Yapılanları küçümsemek ya da önemsiz kılmak gibi bir düşünce ile  bu soruyu sormadığımızı belirtelim. Ancak, bu tarz bir çalışmanın yerli ve göçmen emekçiler arasındaki önyargıların kırılmasına ve birliğin güçlenmesine sunacağı katkının sınırlı olacağı açıktır. İki taraftan sürekli ve sistemli bir tarzda kışkırtılan ön yargıların kırılmasının salt bir propaganda ve teşhir faaliyeti ile gerçekleşmeyeceği bilinmez değildir.
Aynı kaderin paylaşıldığının, ortak çıkar ve taleplere sahip olunduğunun görülmesini en iyi sağlayan ve birleştirici olan mücadeledir. Ön yargıların en etkili panzehiri budur! Ancak, her zaman direnişler, grevler olmuyor! Ve, emekçilerin birliğini güçlendirmek için, direnişlerin ortaya çıkması beklenemeyeceğine göre, harcanan çabaları daha etkili kılmak açısından olması gereken, iş, eğitim ve yaşam alanlarındaki çalışmayı güçlendirmektir. Öte yandan önyargıların kırılmasını, farklılıkların yanı sıra ortak olan yönlerin neler olduğunun görülebilmesi –anlaşılabilmesini sağlamak açısından en etkili yollardan biri, emekçilerin birbirlerini yakından tanımalarına imkan sunacak olanakları çoğaltmaktır.
Türkiye kökenli göçmenler arasında faaliyet yürütülürken, ‘yerli işçiler ve halkla yakınlaşmanın ve birliğin güçlendirilmesi için, önce Türkiye kökenlilerin kendi arasında bir birliğin sağlanması gerektiği’ türünden bir anlayış, başından itibaren hep eleştirildi. Bu deli saçması bir görüştür. Soruna emek ekseninden bakan, Türkiye kökenli göçmen emekçi ve gençlerin yerli emekçiler ve halkla yakınlaşması-kaynaşması yönünde faaliyet yürütmeyi; bunu zayıflatan-baltalayan gerici-milliyetçi çaba ve etkilere karşı mücadele etmeyi, bu ülkedeki kendi varlık nedeni olarak belirlemiş bir örgütün faaliyeti, her adımı ve aşamasında buna uygun olmak durumundadır.

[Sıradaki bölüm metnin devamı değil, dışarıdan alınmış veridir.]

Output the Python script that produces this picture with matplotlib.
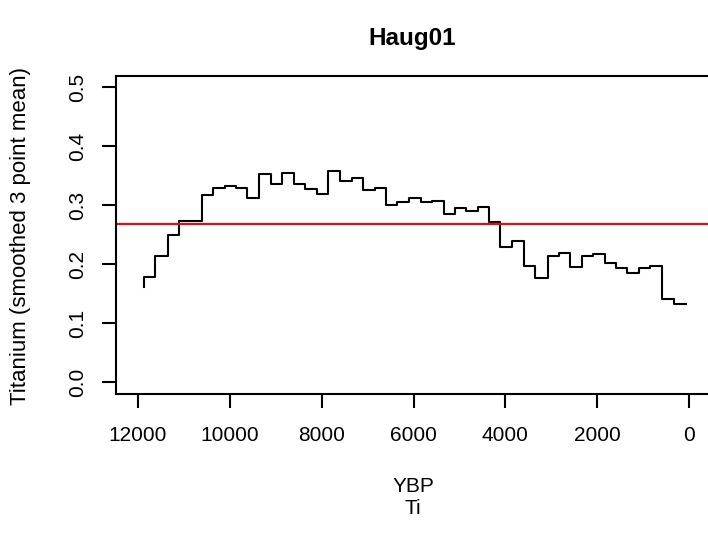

Bir diğer ifade ile, Türkiyeli göçmen kitle içerisinde yoğunlaşmış bir faaliyet, yürütüldüğü her alanda, sadece soyut bir hedef olarak değil, somut olarak da ‘birliğin güçlendirilmesi’ hedefine bağlanmalıdır. Yani, yukarıda da vurgulandığı gibi, yerli ve göçmen emekçilerin ve gençlerin bir araya gelişleri-buluşmaları, eylem ve etkinliklerle sınırlı kalmamalıdır!